Posted by: Zhang Fei   2005-04-05 10:29:54 AM  

#2  This hits some interesting points - maybe pretty close to the mark - both as analysis of a few of the dangers and of the players and the likely Sunni menu of strategies. It's a little spotty, but not bad for StratFor. But the Shi'a and Kurds have strategies, as well. I'd wager the Sunni military people won't be taking over the military unless everyone else falls asleep for a decade, ala Rip Al Winkle. Certainly, since we're talking about arms, matériel, and training, the Kurds and Shi'a recognize the dangers and will have much to say about who gets in and who gets authority.

The Tribes. That's where the real rub will come from, regards Iraq turning the corner on yesterday and adopting a successful democratic system, as almost everyone blindly defers to their tribal leaders. Indoctrinated even beyond their favored flavor of Islam. The sellouts and loyalty auctions that occur sound vaguely familiar - Braveheart, perhaps? Lol... Corruption and shifting loyalties are not unique in Arabia. But, indeed, the tribal system is the keeper of tradition, the enforcer of customs.

In the end, that's what it's about: customs, and Twain said it best:

"There isn't anything you can't stand, if only you are born and bred to it."

"Customs do not concern themselves with right or wrong or reason."

"Laws are sand, customs are rock. Laws can be evaded and punishment escaped, but an openly transgressed custom brings sure punishment."

"A crime persevered in a thousand centuries ceases to be a crime, and becomes a virtue. This is the law of custom, and custom supersedes all other forms of law."

After mulling it over for quite a spell...

That's a steep hill - and the longer we are there, the better, for we are the fly in the ointment, the sand in the well-oiled gears of their traditions, the logic that can't be completely ignored when we succeed acting in spite of, and in contradiction to, their customs - and show ourselves to be little different, otherwise, from them.

Where we stop being ourselves and cater to their dysfunctional societal customs, that soft-power approach so beloved of State and the Tranzis and people who wouldn't know an Arab from a organ grinder's monkey, we significantly diminish our greatest gift to them: a highly successful example of an alternative to their customs. Recall what you've read from the better-educated Iraqi bloggers and it rings true.
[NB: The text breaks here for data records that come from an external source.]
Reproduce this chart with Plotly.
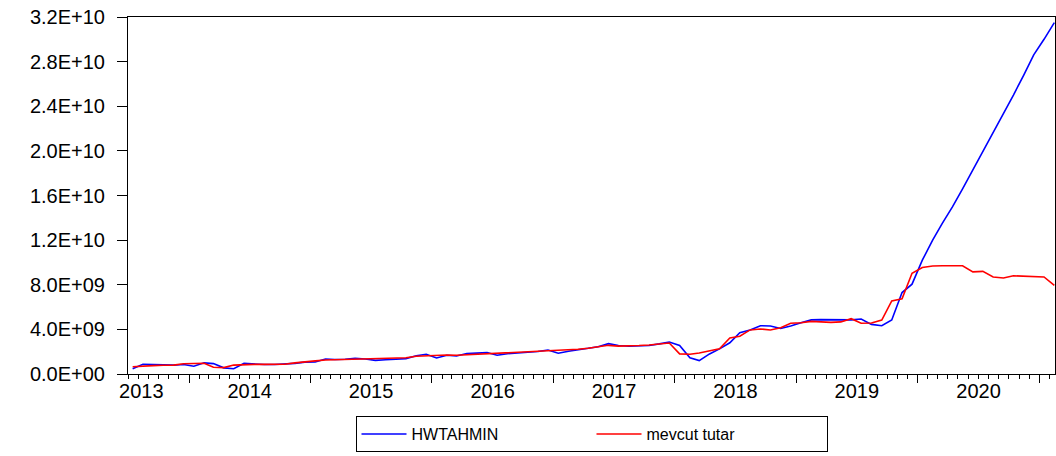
import pandas as pd
import plotly.graph_objects as go

# Monthly observations, 2013M07 - 2021M02 (values in units of 1e9)
months = pd.date_range('2013-07-01', periods=92, freq='MS') + pd.Timedelta(days=14)

hwtahmin = [
    0.47, 0.87, 0.85, 0.80, 0.80, 0.85, 0.69, 1.00, 0.93, 0.55, 0.47, 0.95, 0.88, 0.85, 0.85,
    0.88, 0.95, 1.06, 1.08, 1.35, 1.30, 1.32, 1.40, 1.35, 1.22, 1.28, 1.33, 1.38, 1.64, 1.77, 1.44, 1.68,
    1.62, 1.83, 1.87, 1.92, 1.68, 1.82, 1.88, 1.93, 2.02, 2.15, 1.86, 2.04, 2.18, 2.31, 2.45, 2.72,
    2.55, 2.50, 2.50, 2.55, 2.70, 2.87,
    2.55, 1.45, 1.20, 1.80, 2.25, 2.80, 3.70, 3.95, 4.33, 4.30, 4.08, 4.30,
    4.60, 4.85, 4.87, 4.85, 4.82, 4.85, 4.93, 4.45, 4.33,
    4.84, 7.30, 8.05, 10.20, 12.00, 13.50, 15.00, 16.60, 18.30, 20.00, 21.70, 23.30, 25.00,
    26.80, 28.60, 30.00, 31.50,
]

mevcut_tutar = [
    0.65, 0.72, 0.75, 0.78, 0.80, 0.92, 0.93, 0.96, 0.60, 0.57, 0.80, 0.86, 0.86, 0.86, 0.88,
    0.88, 1.00, 1.12, 1.18, 1.26, 1.28, 1.30, 1.32, 1.34, 1.35, 1.37, 1.40, 1.46, 1.59, 1.63, 1.68, 1.70,
    1.68, 1.72, 1.76, 1.82, 1.85, 1.89, 1.93, 1.97, 2.00, 2.04, 2.10, 2.15, 2.22, 2.31, 2.45, 2.57,
    2.50, 2.50, 2.55, 2.60, 2.70, 2.78,
    1.80, 1.77, 1.88, 2.09, 2.27, 3.23, 3.38, 3.95, 4.04, 3.95, 4.15, 4.55,
    4.60, 4.72, 4.65, 4.63, 4.67, 4.96, 4.55, 4.57, 4.84,
    6.55, 6.75, 9.03, 9.55, 9.68, 9.70, 9.70, 9.70, 9.15, 9.20, 8.70, 8.60, 8.80,
    8.78, 8.75, 8.70, 7.95,
]

years = ['2013', '2014', '2015', '2016', '2017', '2018', '2019', '2020']
year_label_dates = ['2013-08-10', '2014-07-02', '2015-07-02', '2016-07-02',
                    '2017-07-02', '2018-07-02', '2019-07-02', '2020-07-02']
year_starts = ['2014-01-01', '2015-01-01', '2016-01-01', '2017-01-01',
               '2018-01-01', '2019-01-01', '2020-01-01', '2021-01-01']

y_ticks = [0, 4e9, 8e9, 1.2e10, 1.6e10, 2.0e10, 2.4e10, 2.8e10, 3.2e10]
y_tick_labels = ['0.0E+00', '4.0E+09', '8.0E+09', '1.2E+10', '1.6E+10',
                 '2.0E+10', '2.4E+10', '2.8E+10', '3.2E+10']

x_range = ['2013-07-01', '2021-02-17']
font = dict(family='Liberation Sans, Arial, sans-serif', size=20, color='black')
legend_font = dict(family='Liberation Sans, Arial, sans-serif', size=16, color='black')

fig = go.Figure()
fig.add_trace(go.Scatter(
    x=months, y=[v * 1e9 for v in hwtahmin], name='HWTAHMIN',
    mode='lines', line=dict(color='#0000FF', width=1.6), xaxis='x'
))
fig.add_trace(go.Scatter(
    x=months, y=[v * 1e9 for v in mevcut_tutar], name='mevcut tutar',
    mode='lines', line=dict(color='#FF0000', width=1.6), xaxis='x2'
))

fig.update_layout(
    width=1056, height=456,
    margin=dict(l=128, r=1, t=17, b=82, autoexpand=False),
    plot_bgcolor='white', paper_bgcolor='white',
    font=font,
    showlegend=True,
    legend=dict(
        orientation='h', x=0.5, xanchor='center', y=-0.118, yanchor='top',
        bordercolor='black', borderwidth=1, itemwidth=45,
        entrywidth=175, entrywidthmode='pixels',
        tracegroupgap=0, font=legend_font,
    ),
    xaxis=dict(
        type='date', range=x_range, automargin=False,
        tickvals=year_starts, showticklabels=False,
        ticks='outside', ticklen=8, tickcolor='black', tickwidth=1,
        minor=dict(dtick='M1', tick0='2013-01-01', ticks='outside', ticklen=4,
                   tickcolor='black', showgrid=False),
        showline=True, linecolor='black', linewidth=1, mirror=True,
        showgrid=False, zeroline=False,
    ),
    xaxis2=dict(
        type='date', range=x_range, overlaying='x', anchor='y', side='bottom',
        automargin=False,
        tickvals=year_label_dates, ticktext=years, ticks='', ticklabelstandoff=3,
        showline=False, showgrid=False, zeroline=False, tickfont=font,
    ),
    yaxis=dict(
        range=[0, 3.2e10], tickvals=y_ticks, ticktext=y_tick_labels, automargin=False,
        ticks='outside', ticklen=10, tickcolor='black', ticklabelstandoff=8,
        showline=True, linecolor='black', linewidth=1, mirror=True,
        showgrid=False, zeroline=False, tickfont=font,
    ),
)

# drop the default page margin so the figure fills the window exactly
fig.write_html('out.html', config={'displayModeBar': False},
               post_script="document.body.style.margin = '0';")
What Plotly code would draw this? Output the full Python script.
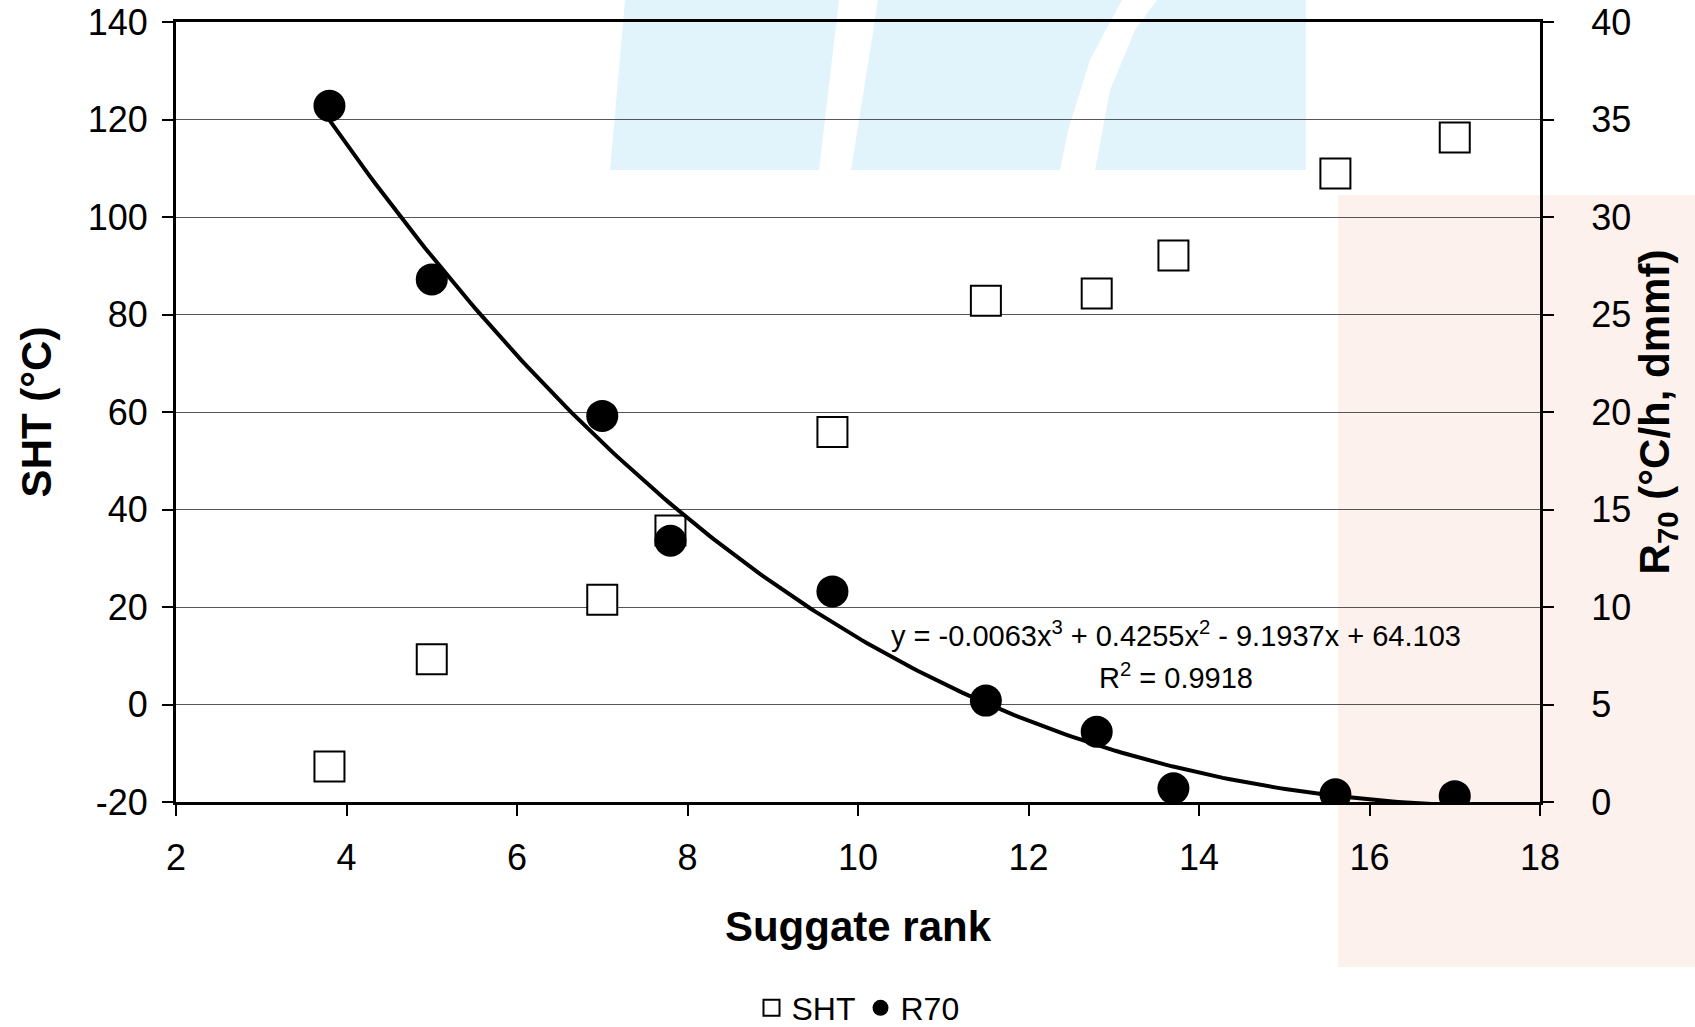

Time in-country and constant interaction will be the key. It won't magically happen overnight, but the children who are interacting with our military will see the differences and, in their turn, challenge and change the old ways. We just have to be there long enough for it to rub off on them as something more than a passing oddity.

I believe our military has demonstrated both here in Iraq and in Afghanistan just how powerful and influential their example can be - and it stands in stark contrast to the State, UN, and NGO looters and fools who don't have a clue what they're doing. The military will have the greatest peacetime impact - and as our ambassadors, they are far superior to the "experts". They just rock.

My $0.02.
Posted by: .com   2005-04-05 10:15:09 AM  

#1  a nice strategy for the Sunni arabs, but I fear Saddam has ruined it, the way the 9/11 terrorists ruined it for your average joe "take this plane to Cuba" hijacker. Shiites who might sat back and were fatalistic during Sunni coups in the '50s and '60s are always going to worry that a Sunni coup results in another Saddamite horror. They'll resist as they didnt in the past - might result in a true civil war, worse than the current mess, but probably not an elegant coup d'etat.